§ **THE DATA**
--- start ---

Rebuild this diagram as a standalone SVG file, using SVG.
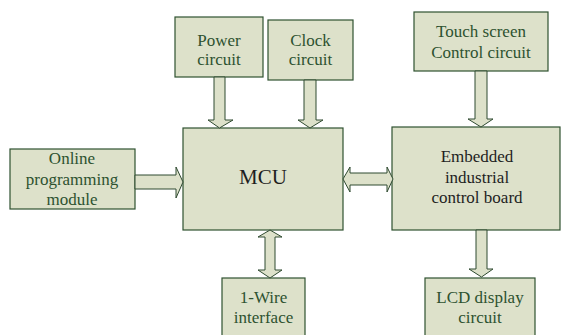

--- end ---
--- start ---

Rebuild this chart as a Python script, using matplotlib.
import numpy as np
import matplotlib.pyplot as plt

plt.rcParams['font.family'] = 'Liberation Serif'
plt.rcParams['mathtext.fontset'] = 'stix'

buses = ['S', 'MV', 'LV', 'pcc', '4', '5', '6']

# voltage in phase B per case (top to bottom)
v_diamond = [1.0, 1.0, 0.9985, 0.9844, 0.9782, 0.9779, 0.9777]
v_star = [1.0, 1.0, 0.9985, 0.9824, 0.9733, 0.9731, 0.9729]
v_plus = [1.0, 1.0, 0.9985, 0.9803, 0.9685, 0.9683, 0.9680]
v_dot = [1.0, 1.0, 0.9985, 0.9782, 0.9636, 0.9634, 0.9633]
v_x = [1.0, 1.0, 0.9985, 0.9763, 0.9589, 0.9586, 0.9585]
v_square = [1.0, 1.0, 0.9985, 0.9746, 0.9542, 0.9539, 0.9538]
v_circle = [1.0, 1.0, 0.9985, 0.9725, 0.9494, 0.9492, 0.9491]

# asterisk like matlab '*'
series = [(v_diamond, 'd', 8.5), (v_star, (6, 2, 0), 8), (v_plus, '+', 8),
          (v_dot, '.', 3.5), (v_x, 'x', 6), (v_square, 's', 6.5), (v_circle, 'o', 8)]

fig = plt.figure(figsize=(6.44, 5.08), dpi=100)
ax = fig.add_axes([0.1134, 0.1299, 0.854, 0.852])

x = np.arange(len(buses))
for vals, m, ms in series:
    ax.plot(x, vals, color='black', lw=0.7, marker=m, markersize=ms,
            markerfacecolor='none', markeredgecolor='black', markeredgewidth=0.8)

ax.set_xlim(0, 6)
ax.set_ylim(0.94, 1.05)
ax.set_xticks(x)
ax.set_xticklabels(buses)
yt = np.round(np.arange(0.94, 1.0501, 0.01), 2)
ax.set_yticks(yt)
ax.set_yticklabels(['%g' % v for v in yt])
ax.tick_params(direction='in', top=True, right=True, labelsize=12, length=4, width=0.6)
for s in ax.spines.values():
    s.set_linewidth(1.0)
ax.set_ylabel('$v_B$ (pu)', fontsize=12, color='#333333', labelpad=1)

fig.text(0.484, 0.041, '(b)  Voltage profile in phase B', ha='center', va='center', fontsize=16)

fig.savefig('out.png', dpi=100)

--- end ---

§ **EXERCISE**
Can you repeat, word for word, every line above from the one containing "Rebuild this chart" down to the one containing "buses = ['S', 'MV', 'LV', 'pcc', '4', '5', '6']", including both?

§ **RESULT OF THE EXERCISE**
Rebuild this chart as a Python script, using matplotlib.
import numpy as np
import matplotlib.pyplot as plt

plt.rcParams['font.family'] = 'Liberation Serif'
plt.rcParams['mathtext.fontset'] = 'stix'

buses = ['S', 'MV', 'LV', 'pcc', '4', '5', '6']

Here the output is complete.